WHAT IS BEING ASKED: From the entries below, copy every line that holds the word "document".

GIVEN DATA:
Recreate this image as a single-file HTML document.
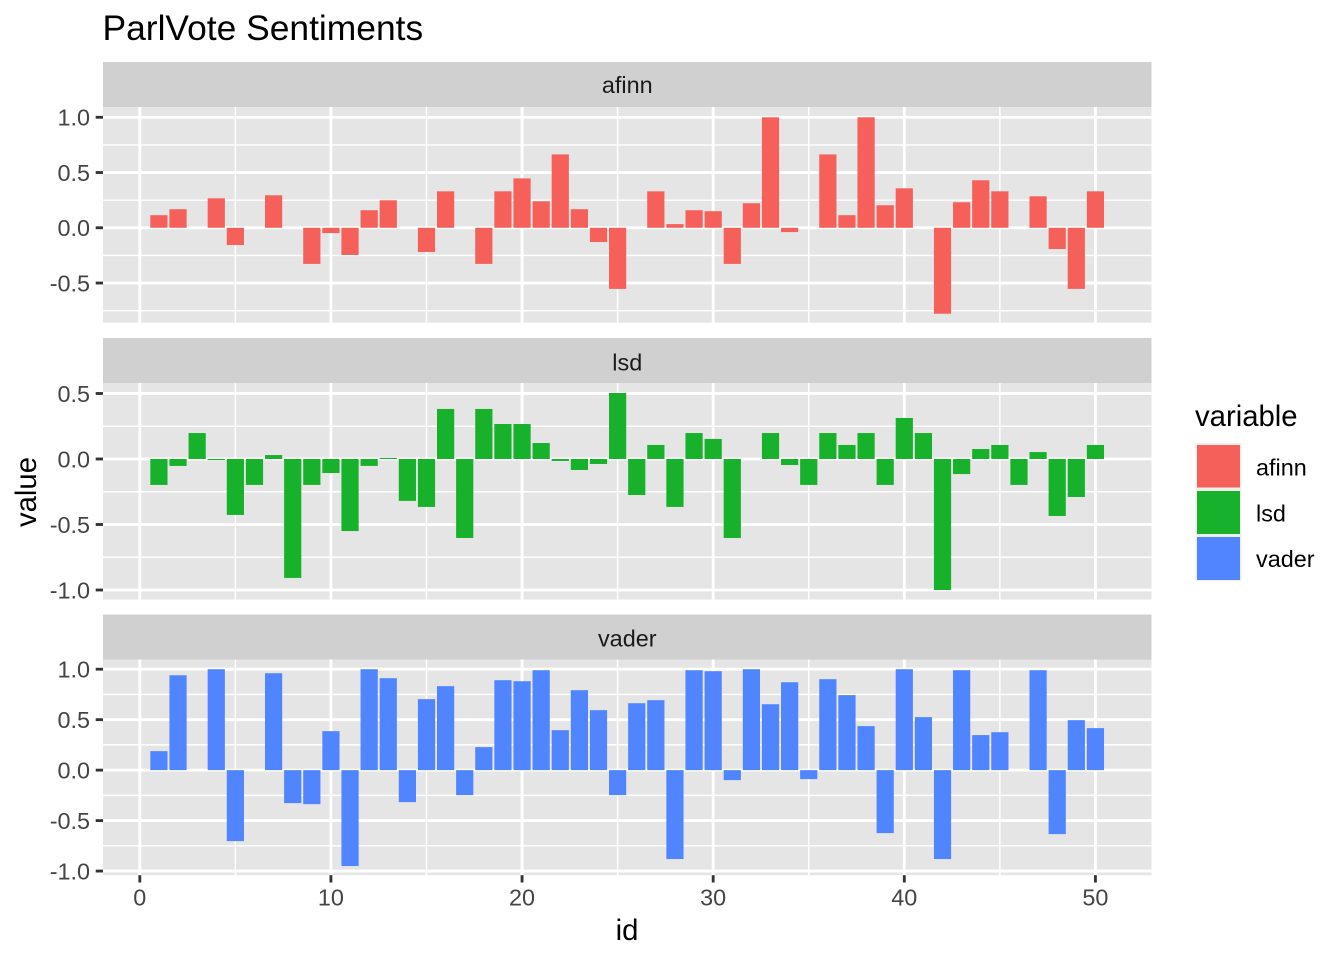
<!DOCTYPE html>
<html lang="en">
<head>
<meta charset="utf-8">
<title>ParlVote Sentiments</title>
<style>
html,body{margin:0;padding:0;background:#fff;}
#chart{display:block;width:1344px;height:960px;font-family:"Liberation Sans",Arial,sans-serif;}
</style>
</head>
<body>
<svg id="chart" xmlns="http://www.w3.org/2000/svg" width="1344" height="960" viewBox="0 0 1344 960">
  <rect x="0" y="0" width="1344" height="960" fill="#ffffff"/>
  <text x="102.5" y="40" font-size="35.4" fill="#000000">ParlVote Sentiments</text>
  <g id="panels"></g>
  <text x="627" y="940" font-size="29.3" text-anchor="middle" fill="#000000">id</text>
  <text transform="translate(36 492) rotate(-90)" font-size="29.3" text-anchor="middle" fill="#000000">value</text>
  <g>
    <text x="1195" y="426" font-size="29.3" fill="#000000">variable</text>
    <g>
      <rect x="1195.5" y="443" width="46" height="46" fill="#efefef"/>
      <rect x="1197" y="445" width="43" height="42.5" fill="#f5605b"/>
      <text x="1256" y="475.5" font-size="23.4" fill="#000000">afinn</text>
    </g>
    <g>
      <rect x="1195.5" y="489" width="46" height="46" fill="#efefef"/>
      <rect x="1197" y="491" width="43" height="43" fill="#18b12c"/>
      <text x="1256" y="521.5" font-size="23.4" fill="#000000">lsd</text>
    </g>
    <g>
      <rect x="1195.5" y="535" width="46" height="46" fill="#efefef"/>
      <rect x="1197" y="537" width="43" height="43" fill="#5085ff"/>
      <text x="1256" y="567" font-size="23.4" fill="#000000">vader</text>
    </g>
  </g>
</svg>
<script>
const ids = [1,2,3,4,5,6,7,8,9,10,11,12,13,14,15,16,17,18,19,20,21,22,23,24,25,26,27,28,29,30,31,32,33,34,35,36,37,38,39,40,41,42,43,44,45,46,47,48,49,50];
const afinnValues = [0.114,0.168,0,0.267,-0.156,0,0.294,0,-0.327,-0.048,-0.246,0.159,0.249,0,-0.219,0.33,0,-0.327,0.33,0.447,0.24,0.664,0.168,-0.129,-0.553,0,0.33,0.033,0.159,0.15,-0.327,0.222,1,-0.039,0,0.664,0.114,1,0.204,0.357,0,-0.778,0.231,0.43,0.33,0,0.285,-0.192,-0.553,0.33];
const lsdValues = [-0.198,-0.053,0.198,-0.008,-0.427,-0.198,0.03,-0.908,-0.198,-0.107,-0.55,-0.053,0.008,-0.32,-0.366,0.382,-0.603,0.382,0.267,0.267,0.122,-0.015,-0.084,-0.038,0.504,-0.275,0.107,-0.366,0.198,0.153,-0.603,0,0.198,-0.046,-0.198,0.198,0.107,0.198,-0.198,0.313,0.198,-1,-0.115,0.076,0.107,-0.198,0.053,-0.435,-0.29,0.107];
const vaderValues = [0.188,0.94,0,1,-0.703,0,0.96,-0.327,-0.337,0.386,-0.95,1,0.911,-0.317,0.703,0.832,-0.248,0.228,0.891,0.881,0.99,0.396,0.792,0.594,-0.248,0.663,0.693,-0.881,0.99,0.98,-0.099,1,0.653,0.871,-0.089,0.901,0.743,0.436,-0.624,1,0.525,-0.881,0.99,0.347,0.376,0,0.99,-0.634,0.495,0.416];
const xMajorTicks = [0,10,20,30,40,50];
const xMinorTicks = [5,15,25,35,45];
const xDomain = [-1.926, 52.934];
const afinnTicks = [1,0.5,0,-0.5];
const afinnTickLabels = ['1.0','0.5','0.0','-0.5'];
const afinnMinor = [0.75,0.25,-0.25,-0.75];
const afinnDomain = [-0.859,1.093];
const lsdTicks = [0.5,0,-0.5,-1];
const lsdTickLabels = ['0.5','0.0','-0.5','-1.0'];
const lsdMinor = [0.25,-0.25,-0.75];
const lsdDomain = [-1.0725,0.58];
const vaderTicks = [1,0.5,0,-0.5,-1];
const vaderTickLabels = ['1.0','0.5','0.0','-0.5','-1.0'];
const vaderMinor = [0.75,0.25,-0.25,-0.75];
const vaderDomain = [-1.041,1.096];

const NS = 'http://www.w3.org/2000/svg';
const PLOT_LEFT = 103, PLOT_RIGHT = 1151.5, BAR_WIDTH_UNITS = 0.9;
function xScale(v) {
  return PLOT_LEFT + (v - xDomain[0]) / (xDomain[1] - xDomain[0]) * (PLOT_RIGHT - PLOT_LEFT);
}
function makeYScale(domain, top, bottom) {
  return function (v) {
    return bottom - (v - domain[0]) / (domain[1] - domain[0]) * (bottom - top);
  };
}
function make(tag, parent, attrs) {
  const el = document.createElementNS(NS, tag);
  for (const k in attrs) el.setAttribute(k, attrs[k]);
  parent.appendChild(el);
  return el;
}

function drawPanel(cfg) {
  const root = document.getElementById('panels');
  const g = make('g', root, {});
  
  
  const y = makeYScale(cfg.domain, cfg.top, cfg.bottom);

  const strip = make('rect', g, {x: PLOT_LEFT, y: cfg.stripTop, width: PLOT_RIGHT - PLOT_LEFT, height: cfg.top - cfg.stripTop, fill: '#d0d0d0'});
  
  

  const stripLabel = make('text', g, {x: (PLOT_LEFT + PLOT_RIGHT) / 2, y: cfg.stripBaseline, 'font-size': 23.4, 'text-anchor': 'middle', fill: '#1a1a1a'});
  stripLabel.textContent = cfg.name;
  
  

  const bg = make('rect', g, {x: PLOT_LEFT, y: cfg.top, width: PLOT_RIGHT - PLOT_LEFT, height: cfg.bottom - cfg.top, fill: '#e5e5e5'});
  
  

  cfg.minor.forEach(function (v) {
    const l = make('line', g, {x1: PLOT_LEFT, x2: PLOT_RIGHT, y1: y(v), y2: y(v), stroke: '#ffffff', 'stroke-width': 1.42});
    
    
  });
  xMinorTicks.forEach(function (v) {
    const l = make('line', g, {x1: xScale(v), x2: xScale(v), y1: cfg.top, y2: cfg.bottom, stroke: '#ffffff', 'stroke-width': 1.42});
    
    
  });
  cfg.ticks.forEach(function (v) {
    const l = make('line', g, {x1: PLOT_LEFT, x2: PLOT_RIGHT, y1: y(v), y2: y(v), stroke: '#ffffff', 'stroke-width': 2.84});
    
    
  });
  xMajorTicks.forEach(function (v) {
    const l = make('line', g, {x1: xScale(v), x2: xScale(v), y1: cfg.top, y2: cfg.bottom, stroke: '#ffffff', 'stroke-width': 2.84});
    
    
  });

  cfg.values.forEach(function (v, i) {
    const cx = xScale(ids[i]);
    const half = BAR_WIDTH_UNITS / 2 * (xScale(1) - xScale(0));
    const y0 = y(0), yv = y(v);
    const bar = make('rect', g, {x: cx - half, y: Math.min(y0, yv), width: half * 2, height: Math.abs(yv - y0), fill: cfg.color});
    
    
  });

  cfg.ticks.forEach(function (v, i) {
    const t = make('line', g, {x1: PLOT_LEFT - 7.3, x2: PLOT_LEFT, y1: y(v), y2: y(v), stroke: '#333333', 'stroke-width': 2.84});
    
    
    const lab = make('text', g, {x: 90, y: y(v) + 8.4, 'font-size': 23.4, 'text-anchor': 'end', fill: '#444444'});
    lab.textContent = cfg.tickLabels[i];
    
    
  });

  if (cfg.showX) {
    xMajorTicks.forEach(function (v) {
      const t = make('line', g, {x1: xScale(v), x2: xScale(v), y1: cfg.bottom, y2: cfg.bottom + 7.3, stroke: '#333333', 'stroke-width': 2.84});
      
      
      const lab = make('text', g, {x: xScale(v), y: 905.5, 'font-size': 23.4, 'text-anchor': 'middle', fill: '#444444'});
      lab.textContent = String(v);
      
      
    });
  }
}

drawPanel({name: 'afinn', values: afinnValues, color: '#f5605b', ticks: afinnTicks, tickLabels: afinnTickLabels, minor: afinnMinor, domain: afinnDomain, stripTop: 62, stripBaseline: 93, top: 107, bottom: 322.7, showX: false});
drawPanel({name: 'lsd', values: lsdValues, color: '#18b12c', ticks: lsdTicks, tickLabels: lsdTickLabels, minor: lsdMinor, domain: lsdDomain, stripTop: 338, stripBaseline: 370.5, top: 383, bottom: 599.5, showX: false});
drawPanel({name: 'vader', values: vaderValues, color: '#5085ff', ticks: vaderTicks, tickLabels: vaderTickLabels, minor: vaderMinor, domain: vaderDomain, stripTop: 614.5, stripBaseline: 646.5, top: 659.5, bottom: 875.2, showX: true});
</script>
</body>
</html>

==

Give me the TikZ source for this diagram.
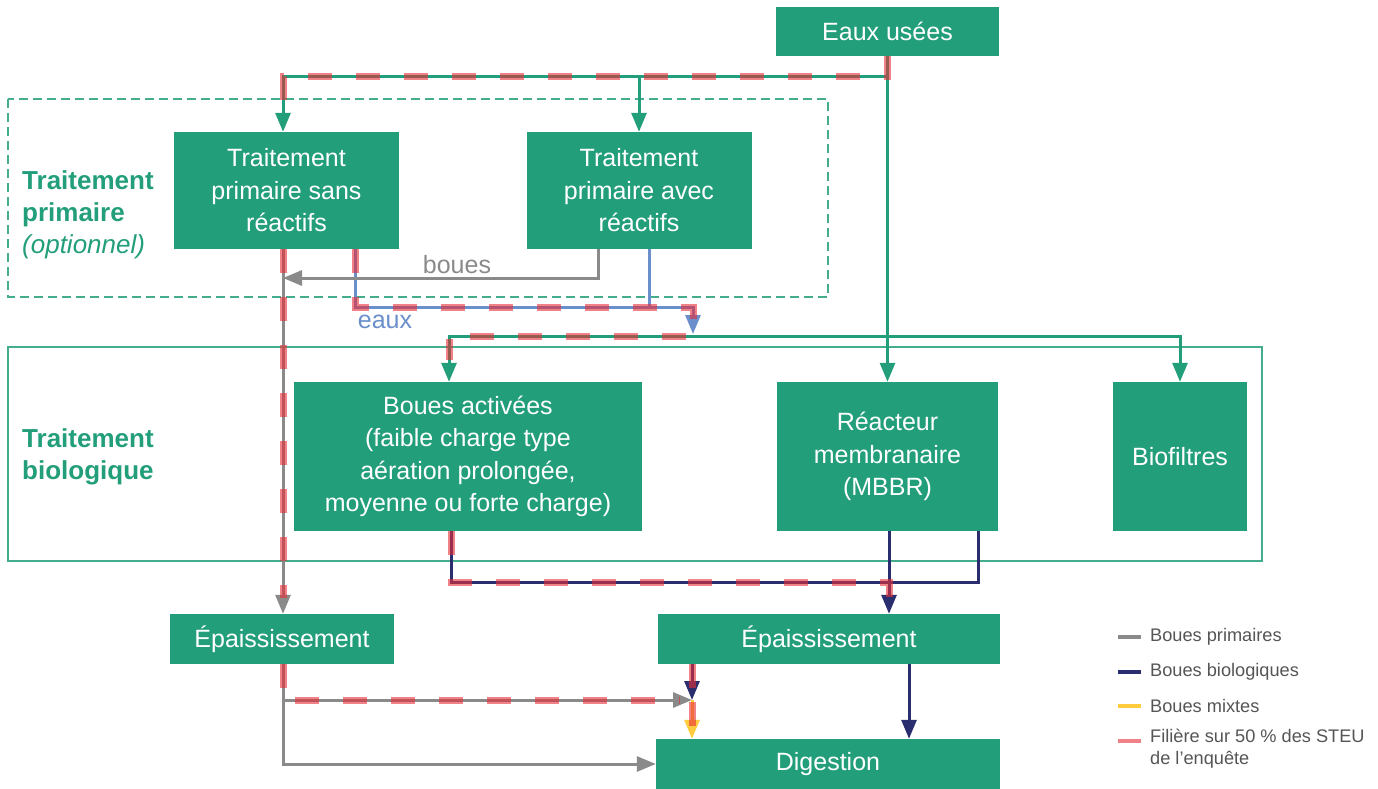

---

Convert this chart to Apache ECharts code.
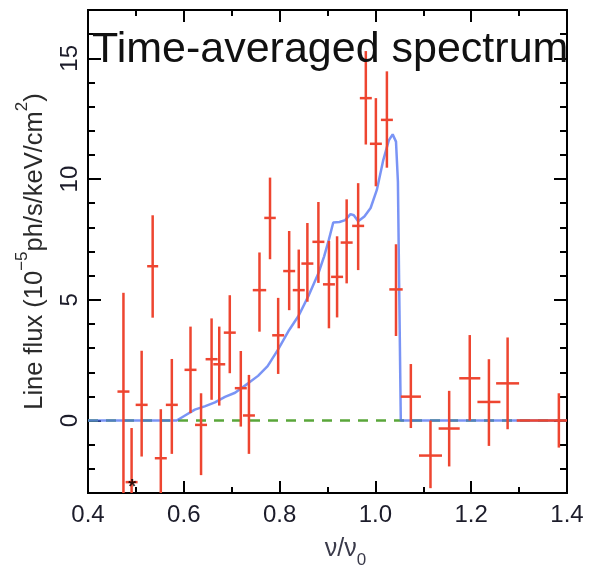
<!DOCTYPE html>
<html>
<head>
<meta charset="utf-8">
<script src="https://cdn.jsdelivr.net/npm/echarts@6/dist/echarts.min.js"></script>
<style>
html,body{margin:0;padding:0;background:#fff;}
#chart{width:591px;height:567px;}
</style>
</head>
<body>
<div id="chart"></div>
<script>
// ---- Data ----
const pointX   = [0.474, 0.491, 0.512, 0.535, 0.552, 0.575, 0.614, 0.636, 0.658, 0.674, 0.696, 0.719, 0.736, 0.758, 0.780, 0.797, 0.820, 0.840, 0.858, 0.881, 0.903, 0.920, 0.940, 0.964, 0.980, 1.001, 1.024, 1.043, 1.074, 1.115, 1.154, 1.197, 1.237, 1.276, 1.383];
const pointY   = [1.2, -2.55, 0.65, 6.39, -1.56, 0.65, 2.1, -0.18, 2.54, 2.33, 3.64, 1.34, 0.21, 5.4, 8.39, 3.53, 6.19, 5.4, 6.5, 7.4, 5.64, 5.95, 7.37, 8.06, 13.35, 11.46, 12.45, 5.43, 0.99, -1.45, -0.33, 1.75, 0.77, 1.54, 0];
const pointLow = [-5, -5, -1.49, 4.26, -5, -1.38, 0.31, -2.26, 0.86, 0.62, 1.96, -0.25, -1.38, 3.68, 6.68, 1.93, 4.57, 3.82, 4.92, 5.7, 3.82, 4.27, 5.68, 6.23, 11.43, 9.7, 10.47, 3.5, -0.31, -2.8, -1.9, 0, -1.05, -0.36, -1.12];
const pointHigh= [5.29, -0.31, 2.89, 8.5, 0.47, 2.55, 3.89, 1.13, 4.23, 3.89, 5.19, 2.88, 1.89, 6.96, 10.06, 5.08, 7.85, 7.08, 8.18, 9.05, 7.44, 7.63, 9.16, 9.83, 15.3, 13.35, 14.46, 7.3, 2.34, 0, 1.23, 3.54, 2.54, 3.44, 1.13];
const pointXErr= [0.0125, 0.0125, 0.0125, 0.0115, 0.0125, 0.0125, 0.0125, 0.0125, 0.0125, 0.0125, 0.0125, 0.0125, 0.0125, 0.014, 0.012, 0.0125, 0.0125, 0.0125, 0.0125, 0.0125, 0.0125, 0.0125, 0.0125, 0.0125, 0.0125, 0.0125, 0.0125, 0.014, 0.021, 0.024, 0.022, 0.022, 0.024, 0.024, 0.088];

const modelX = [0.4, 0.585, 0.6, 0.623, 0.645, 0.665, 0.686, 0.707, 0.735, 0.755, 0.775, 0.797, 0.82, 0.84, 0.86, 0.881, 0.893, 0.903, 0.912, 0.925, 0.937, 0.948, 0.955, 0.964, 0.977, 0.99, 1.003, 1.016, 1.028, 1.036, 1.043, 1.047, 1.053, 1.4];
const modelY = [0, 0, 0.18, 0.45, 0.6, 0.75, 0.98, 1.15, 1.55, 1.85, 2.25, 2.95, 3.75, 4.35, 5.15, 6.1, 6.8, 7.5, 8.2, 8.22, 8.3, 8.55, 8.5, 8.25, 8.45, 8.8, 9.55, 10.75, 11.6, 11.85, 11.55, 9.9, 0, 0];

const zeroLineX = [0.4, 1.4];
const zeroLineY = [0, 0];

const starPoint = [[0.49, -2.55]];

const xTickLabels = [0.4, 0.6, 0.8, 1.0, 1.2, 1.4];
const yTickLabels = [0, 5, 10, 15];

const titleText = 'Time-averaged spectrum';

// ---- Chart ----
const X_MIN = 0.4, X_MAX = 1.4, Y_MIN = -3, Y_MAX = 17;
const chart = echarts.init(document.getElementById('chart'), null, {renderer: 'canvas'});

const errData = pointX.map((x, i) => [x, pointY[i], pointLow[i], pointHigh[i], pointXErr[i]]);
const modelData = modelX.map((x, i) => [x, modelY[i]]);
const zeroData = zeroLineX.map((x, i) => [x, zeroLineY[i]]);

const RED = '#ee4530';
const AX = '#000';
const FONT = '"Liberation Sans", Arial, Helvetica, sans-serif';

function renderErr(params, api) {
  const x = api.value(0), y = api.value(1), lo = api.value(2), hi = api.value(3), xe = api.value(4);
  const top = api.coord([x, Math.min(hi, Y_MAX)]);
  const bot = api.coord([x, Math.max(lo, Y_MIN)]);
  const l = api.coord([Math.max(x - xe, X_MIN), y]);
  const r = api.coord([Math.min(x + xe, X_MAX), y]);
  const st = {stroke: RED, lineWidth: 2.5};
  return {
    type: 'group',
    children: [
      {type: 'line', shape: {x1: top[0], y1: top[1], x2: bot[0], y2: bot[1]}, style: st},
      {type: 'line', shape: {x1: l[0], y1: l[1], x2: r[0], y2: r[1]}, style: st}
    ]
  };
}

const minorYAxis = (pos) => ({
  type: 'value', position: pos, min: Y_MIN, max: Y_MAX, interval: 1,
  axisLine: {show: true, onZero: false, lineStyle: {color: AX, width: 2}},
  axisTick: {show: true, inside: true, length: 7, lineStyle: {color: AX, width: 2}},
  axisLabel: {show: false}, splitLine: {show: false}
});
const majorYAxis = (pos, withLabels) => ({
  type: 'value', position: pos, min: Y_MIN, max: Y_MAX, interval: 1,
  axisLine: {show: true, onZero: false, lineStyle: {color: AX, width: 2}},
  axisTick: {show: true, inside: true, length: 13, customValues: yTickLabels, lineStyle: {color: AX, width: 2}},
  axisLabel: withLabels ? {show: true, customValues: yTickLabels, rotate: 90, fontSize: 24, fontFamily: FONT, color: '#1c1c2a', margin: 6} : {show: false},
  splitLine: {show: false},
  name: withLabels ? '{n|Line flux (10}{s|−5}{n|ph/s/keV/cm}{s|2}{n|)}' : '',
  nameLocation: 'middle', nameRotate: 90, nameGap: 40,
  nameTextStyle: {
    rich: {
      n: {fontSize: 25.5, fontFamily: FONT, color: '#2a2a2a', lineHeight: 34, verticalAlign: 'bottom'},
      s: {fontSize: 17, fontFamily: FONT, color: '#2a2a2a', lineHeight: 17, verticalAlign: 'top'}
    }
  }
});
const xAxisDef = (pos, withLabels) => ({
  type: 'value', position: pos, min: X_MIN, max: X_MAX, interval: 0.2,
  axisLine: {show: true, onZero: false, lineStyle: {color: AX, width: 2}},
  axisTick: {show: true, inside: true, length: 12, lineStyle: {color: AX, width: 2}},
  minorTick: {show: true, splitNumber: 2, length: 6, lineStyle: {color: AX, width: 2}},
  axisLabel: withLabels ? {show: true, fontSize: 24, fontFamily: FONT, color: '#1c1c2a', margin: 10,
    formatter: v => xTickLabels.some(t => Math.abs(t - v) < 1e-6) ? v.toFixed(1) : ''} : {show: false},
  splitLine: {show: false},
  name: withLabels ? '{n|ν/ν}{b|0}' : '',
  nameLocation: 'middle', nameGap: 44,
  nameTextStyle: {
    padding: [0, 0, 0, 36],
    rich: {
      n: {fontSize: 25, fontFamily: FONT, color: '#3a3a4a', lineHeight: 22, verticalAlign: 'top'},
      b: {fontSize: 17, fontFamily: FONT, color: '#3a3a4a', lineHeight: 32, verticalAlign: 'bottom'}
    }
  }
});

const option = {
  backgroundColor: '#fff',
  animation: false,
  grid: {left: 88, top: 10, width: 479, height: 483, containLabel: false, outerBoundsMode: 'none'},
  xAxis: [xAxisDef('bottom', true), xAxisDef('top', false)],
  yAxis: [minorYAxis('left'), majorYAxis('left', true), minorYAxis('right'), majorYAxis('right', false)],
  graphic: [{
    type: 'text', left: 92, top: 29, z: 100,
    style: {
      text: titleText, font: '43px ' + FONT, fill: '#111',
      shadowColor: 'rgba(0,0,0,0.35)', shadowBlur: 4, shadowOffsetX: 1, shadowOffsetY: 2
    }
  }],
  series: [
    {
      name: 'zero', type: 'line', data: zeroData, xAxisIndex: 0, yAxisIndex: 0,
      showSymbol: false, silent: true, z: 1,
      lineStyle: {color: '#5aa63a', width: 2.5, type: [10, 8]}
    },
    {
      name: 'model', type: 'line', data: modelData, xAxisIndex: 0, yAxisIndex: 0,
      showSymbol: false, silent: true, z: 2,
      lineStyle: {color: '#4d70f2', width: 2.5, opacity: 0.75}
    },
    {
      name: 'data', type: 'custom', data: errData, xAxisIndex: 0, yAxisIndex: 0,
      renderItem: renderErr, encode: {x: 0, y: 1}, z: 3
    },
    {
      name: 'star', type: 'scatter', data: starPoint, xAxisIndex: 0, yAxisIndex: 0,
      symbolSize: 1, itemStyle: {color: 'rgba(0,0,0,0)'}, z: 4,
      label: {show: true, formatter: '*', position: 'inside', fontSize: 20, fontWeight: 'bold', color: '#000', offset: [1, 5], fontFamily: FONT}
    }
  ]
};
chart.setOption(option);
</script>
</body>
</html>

RESPONSE FOR THIS EXERCISE:
Recreate this image as a single-file HTML document.
  const el = document.createElementNS(NS, tag);
  const root = document.getElementById('panels');
const chart = echarts.init(document.getElementById('chart'), null, {renderer: 'canvas'});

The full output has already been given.